En 1897, cependant, un terrible incident le contredit. À 6h45 ce matin du 14 janvier, on réveille René Van Yngelandt. Condamné pour meurtre, il est conduit à l’échafaud par Deibler. Pendant l’exécution, l’aide du bourreau fait une mauvaise manoeuvre, et Deibler reçoit une giclée de sang en plein visage.
Quatre jours plus tard, il procède à la décapitation de Dominique Harsch. Le couperet est libéré avant que la lunette ne soit fermée, et cette fois-ci, le sang est projeté sur les spectateurs les plus proches. Louis Deibler demande alors qu’on lui apporte de l’eau pour se laver le visage, mais la projection ne l’a pas atteint : il est seulement victime de sa première crise d’hémophobie.
Cette peur du sang s’aggravant de jour en jour, il finit par demander sa démission deux ans plus tard. Il est cependant forcé d’exécuter un dernier condamné. Au cours de sa carrière, il aura fait tomber plus de 400 têtes.

 

Louis Deibler L'express de Lyon
La dernière exécution de Louis Deibler.
Louis Deibler caricature
Deibler caricaturé

Louis Deibler exécution

Quand on exécute le matin
Dans la nuit d’un pas incertain
L’boiteux s’en va cahin-cahant
Afin d’dresser son instrument,
Pendant qu’ses aides rangent le fourgon
D’vant la porte de la prison,
Avec des airs préoccupés
Il inspecte les cinq pavés

Il faut le voir, en avant d’la barrière
Boitant par devant, boitant par derrière;
La jambe droit’ du moderne Falstaff
Semble crier : j’ai l’taf ! j’ai l’taf ! j’ai l’taf
Tandis que l’autre lui répond
Va donc ! Va donc ! Va donc !

Ah ! s’écrie tragique son riflard
Pas d’pétard
Car il est trop tard !
Il est trop tard !

« Le boiteux », chanson écrite par Édouard Mores

Références :
Le métier de bourreau du Moyen Age à aujourd’hui, essai de Jacques Delarue
guillotine.voila.net


Laboratoire d’écriture

Imaginer en quelques mots un personnage dont le métier ou la situation sont en décalage avec son caractère.
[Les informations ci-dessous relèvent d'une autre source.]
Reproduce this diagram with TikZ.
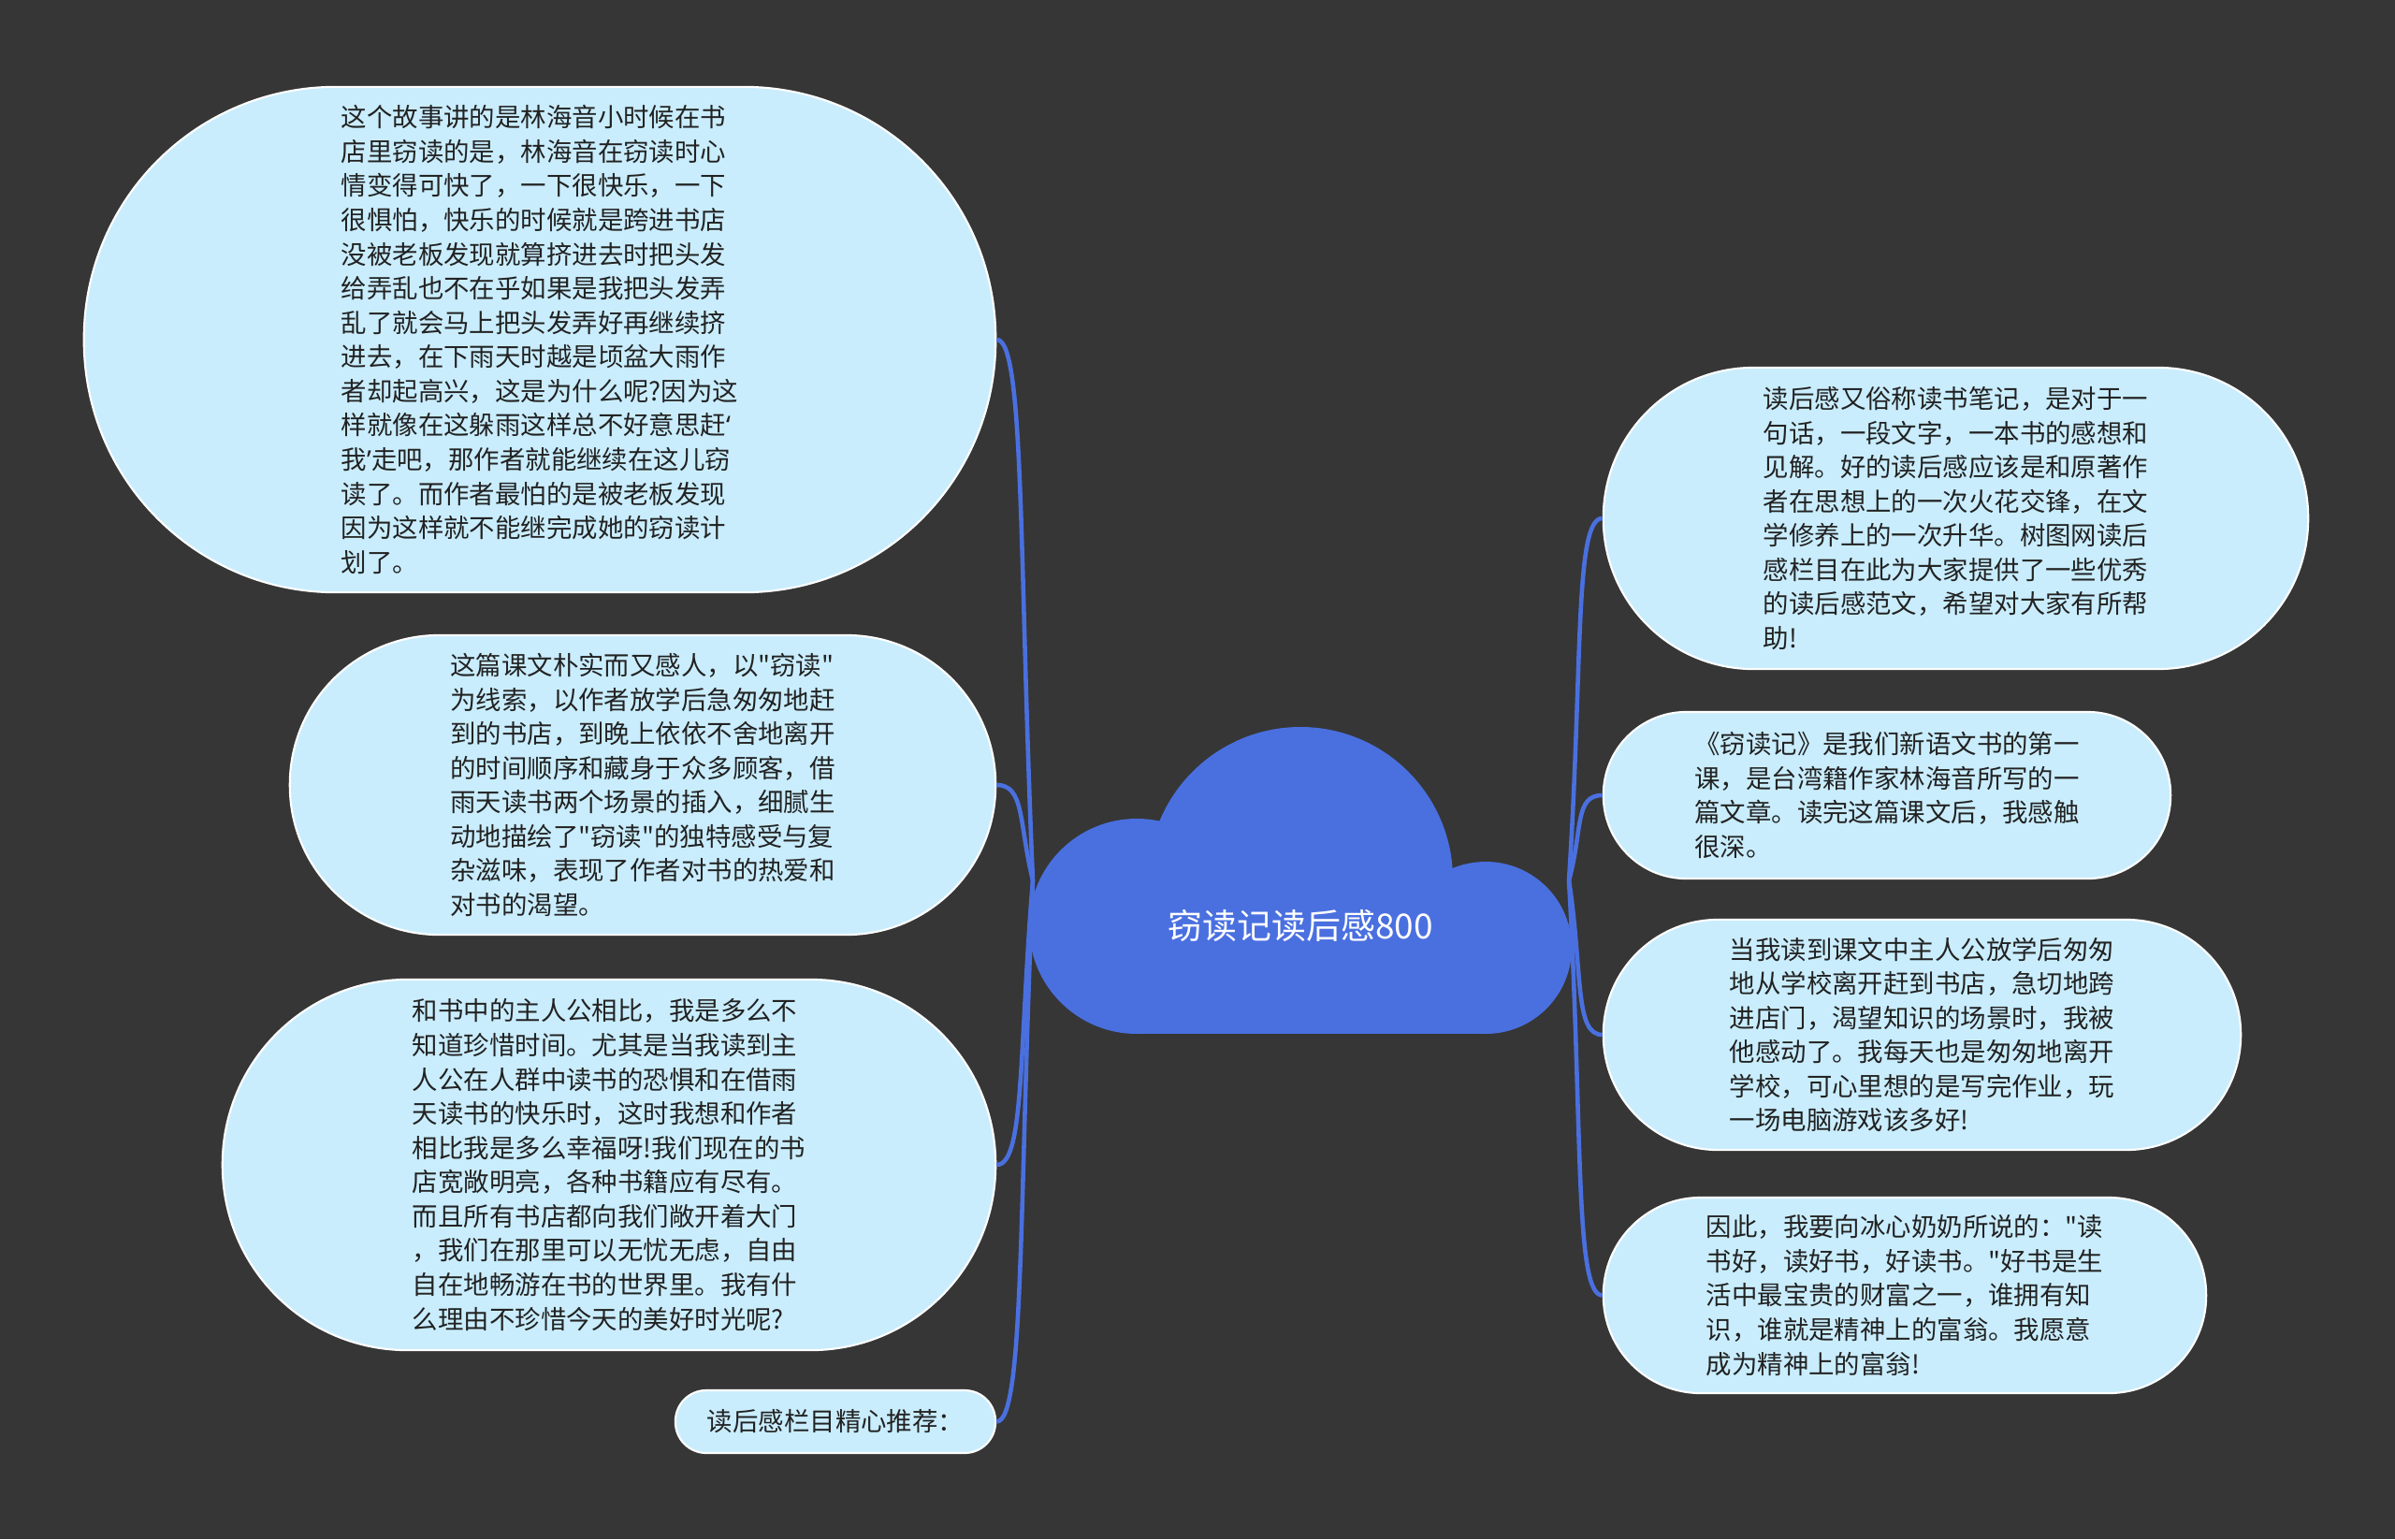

"Le décapité récalcitrant"
« Le décapité récalcitrant »

« Le bourreau qui avait peur du sang » pose déjà les bases d’un récit, car le conflit du personnage est évident. À votre tour, imaginez ces personnages dont le potentiel dramatique tient en une seule phrase. Acceptez les facilités (« le clown dépressif »), ne vous limitez pas à ce qui vous paraît connu (« le pompier pyromane » aurait pu être une prémisse du Fahrenheit 451 de Ray Bradbury). Ces quelques mots peuvent former le titre d’un conte, d’une fable (« Le vaillant soldat de plomb » d’Andersen)
Le clochard élégant, le torturé qui s’ennuyait, l’aveugle halluciné…
Le récit tient aux causes et aux conséquences. Le clown est-il devenu dépressif parce qu’il n’arrive plus à faire rire personne ? Ou est-il devenu clown pour soigner sa dépression ? Le torturé s’ennuie-t-il de sa situation ? Ou l’a-t-il justement provoquée pour tromper l’ennui ?
Ces premiers mots contiennent déjà à eux seuls plusieurs centaines d’histoires. À vous de choisir celle que vous voulez raconter.

Prémisse : fait d’où découle une conséquence.